Efficient prime editing of human hematopoietic stem cells corrects the recurrent SBDS C.258+2T>C mutation and recovers engraftment potential in shwachman-diamond syndrome Free

Shwachman-Diamond syndrome (SDS) is an inherited bone marrow failure disorder associated with myelodysplastic syndrome and acute myeloid leukemia predisposition. Nearly all patients carry a hypomorphic SBDS c.258+2T>C mutation, which produces aberrant mRNA splicing, reduces gene expression, and impairs ribosome biogenesis.

Prime editing (PE) is a CRISPR-based genome editing method that enables versatile installation of short sequence changes templated by a prime editor guide RNA (pegRNA). PE has minimal off-target potential and designs that evade mismatch repair (MMR) bypass potentially genotoxic double strand break intermediates.

Here, we investigate PE to correct the recurrent SBDS mutation in hematopoietic stem cells (HSCs). Using K562 cells engineered to carry SBDS c.258+2T>C, we observed that correcting the mutation alone (using a +3C>T pegRNA) was relatively inefficient, with 5.3% prime edits.

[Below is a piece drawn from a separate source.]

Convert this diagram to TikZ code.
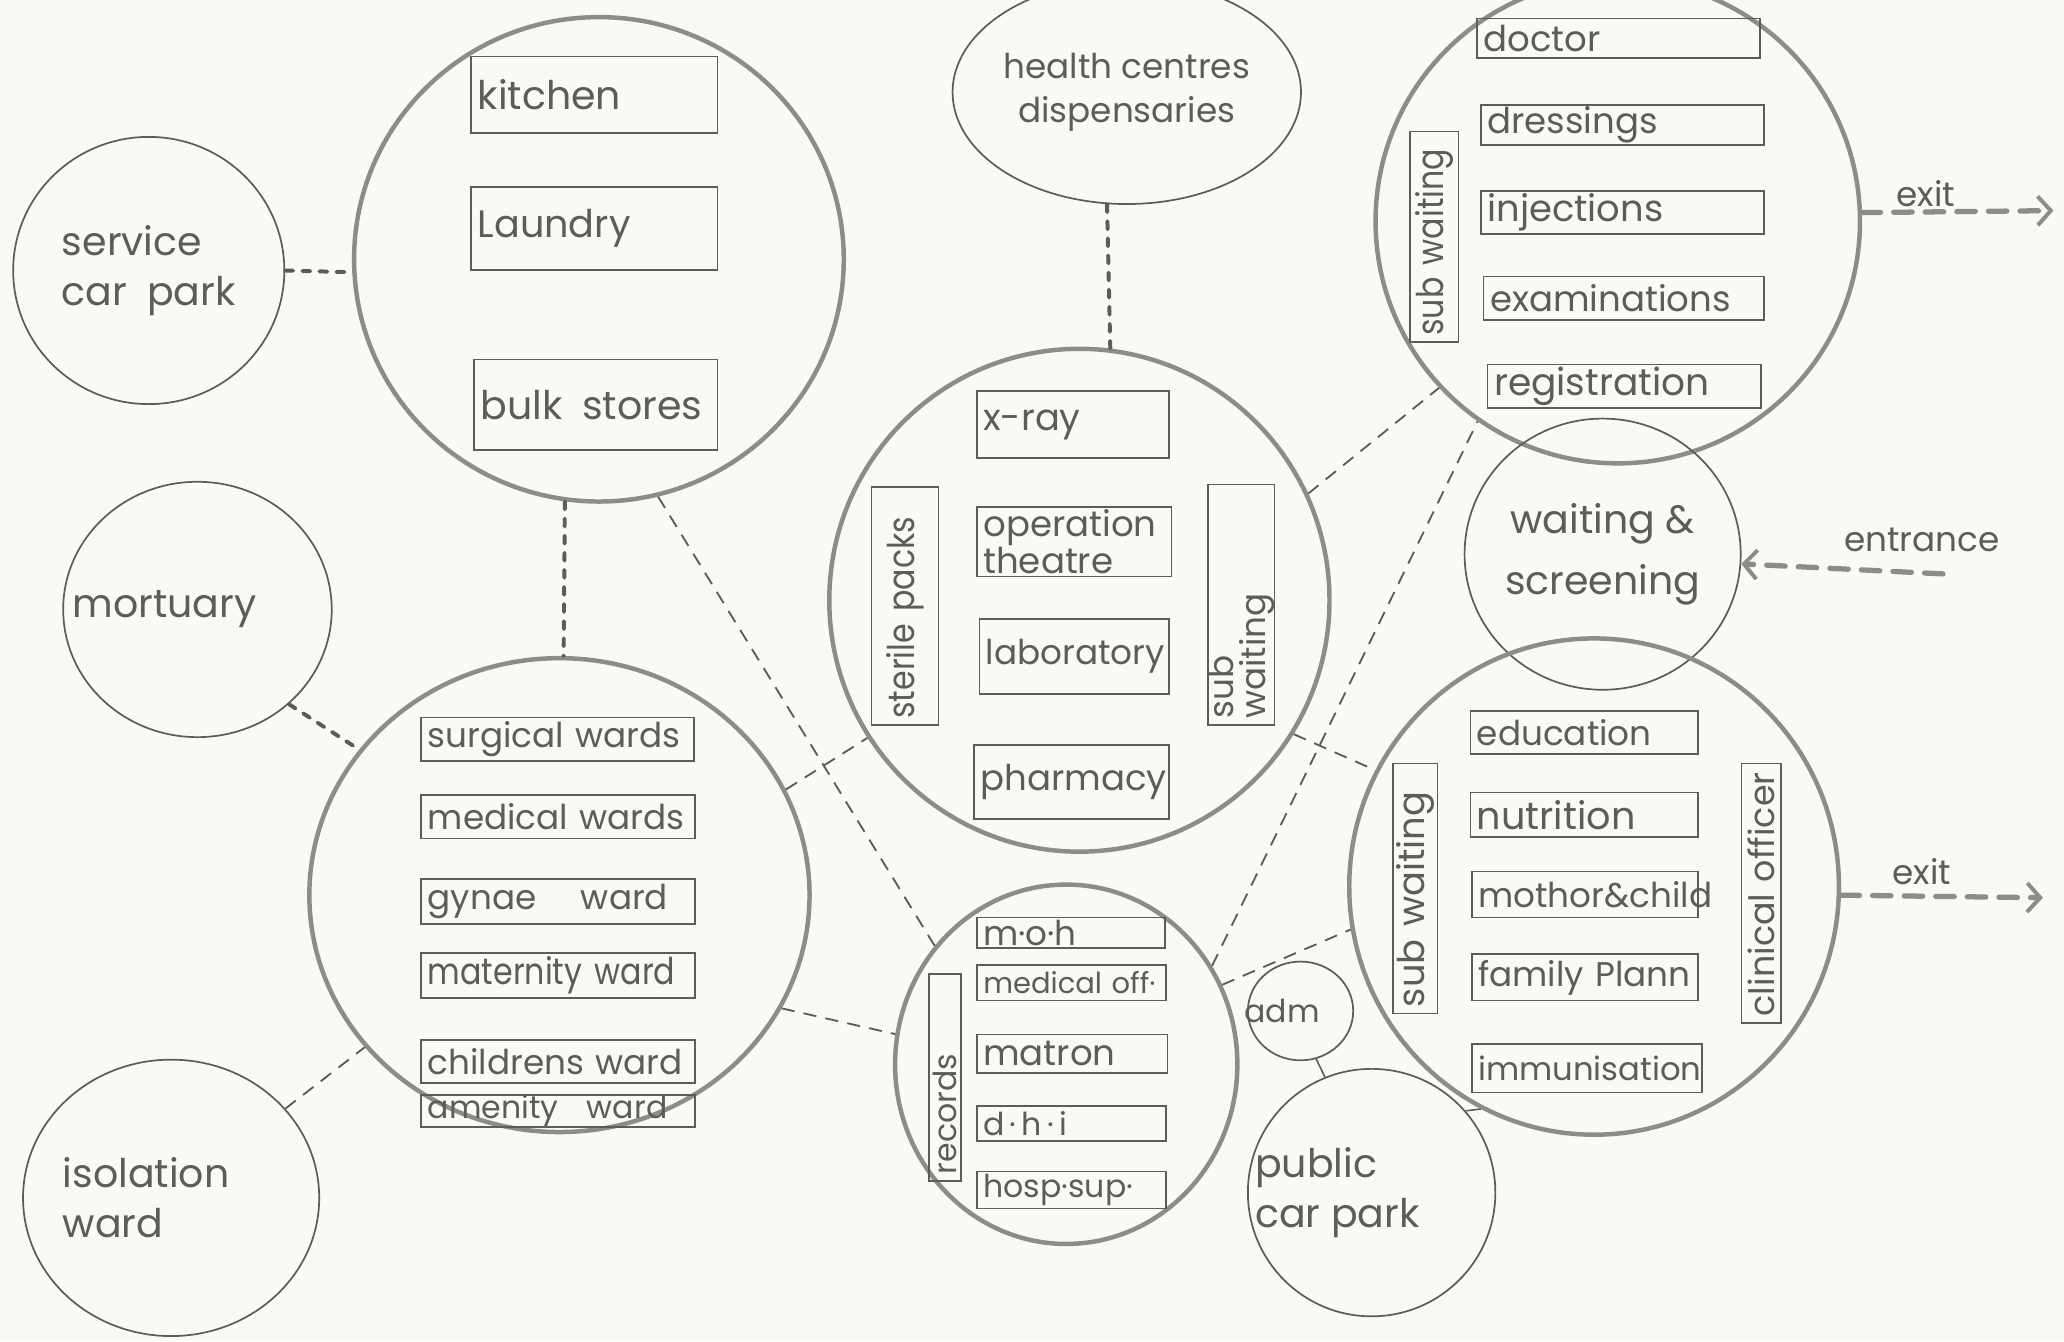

We evaluated pegRNAs that introduced additional intronic substitutions predicted to evade MMR and preserve splicing and identified a pegRNA that when employed as PE2-type editing (without a second gRNA nicking the opposite strand) achieved 45.2% precise edits, resulting in efficient rescue of full-length SBDS transcript expression. Compared to PE3-type editing, PE2-type showed a similar editing efficiency but a markedly improved precise edit-to-indel ratio (120:1 vs. 18:1). Mouse embryonic fibroblasts (MEFs) engineered to carry a humanized intron 2 segment containing the c.258+2T>C mutation in the cognate mouse Sbds locus (c.199+2T>C) recapitulate the splicing defect (Peters et al. ASH 2022). PE resulted in efficient editing (68%), rescue of SBDS mRNA and protein expression, and normalization of the polysome profile including the 60S:80S ratio and translation rate as assessed by OP-Puro incorporation in Sbds c.199+2T>C homozygous MEFs and in SDS patient-derived fibroblasts.

In 3 healthy donor CD34⁺ HSPCs, PE achieved 29±4% editing efficiency at the SBDSP1 pseudogene, which harbors the c.258+2T>C SBDS sequence, with undetectable editing of the nonmutant SBDS gene, consistent with the exquisite precision of PE.

Peripheral blood CD34+ HSPCs were mobilized from a patient with SDS due to compound heterozygous SBDS c.258+2T>C and c.183_184del TAinsCT (p.K62*) mutations. After mobilization with G-CSF and plerixafor, 28 CD34+ HSPCs per mcL were mobilized and 3 blood volumes were processed by apheresis yielding 2.3x10⁶ CD34+ HSPCs per kg. The patient harbored 2 somatic clones carrying TP53 mutations: c.524G>A (3.4% VAF) and c.535C>T (3.8% VAF).

Ex vivo PE with PEmax-La mRNA and synthetic pegRNA electroporation produced 30% prime edits of SBDS. Using the same number of starting HSPCs allocated to each condition, untreated control and PE treated SDS patient cells were infused to NBSGW mice. Peripheral blood analysis showed increased human chimerism at 9 and 17 weeks in PE treated compared to untreated controls. In bone marrow, human chimerism was 14% in unedited recipients compared to 52% in PE-treated recipients. The edit frequency in PE-treated recipients increased from 30% in the infused HSPCs to 78% in the engrafted BM cells. Single cell RNA sequencing analysis showed that PE treatment rescues multilineage hematopoiesis and reverses ribosomal biogenesis and TP53 intrinsic apoptotic signaling gene expression signatures. Secondary transplantation showed a 12.4-fold increase in long-term repopulation capacity after PE treatment. SBDS edit frequency was 90% in engrafted secondary recipients. We further evaluated the impact of PE on the somatic TP53 mutant clones. In the controls, TP53 mutation frequency remained stable at 14% after engraftment compared to 15% in input HSPCs. In contrast, after PE treatment, the TP53 mutation frequency decreased from 19% in input HSPCs to 5% in engrafting cells. Colony-forming unit (CFU) analysis from engrafting HSPCs showed that 3 of 15 colonies lacking SBDS editing had a TP53 mutation (20%), while only 1 of 87 colonies with SBDS mutation correction showed a TP53 mutation (1.1%), suggesting that SBDS mutation correction counter-selects for engraftment of TP53 mutant HSPCs.

Together, these results demonstrate a near-universal and efficient PE approach with high product purity that corrects the recurrent SBDS c.258+2T>C mutation and restores hematopoietic engraftment function in SDS patient HSPCs.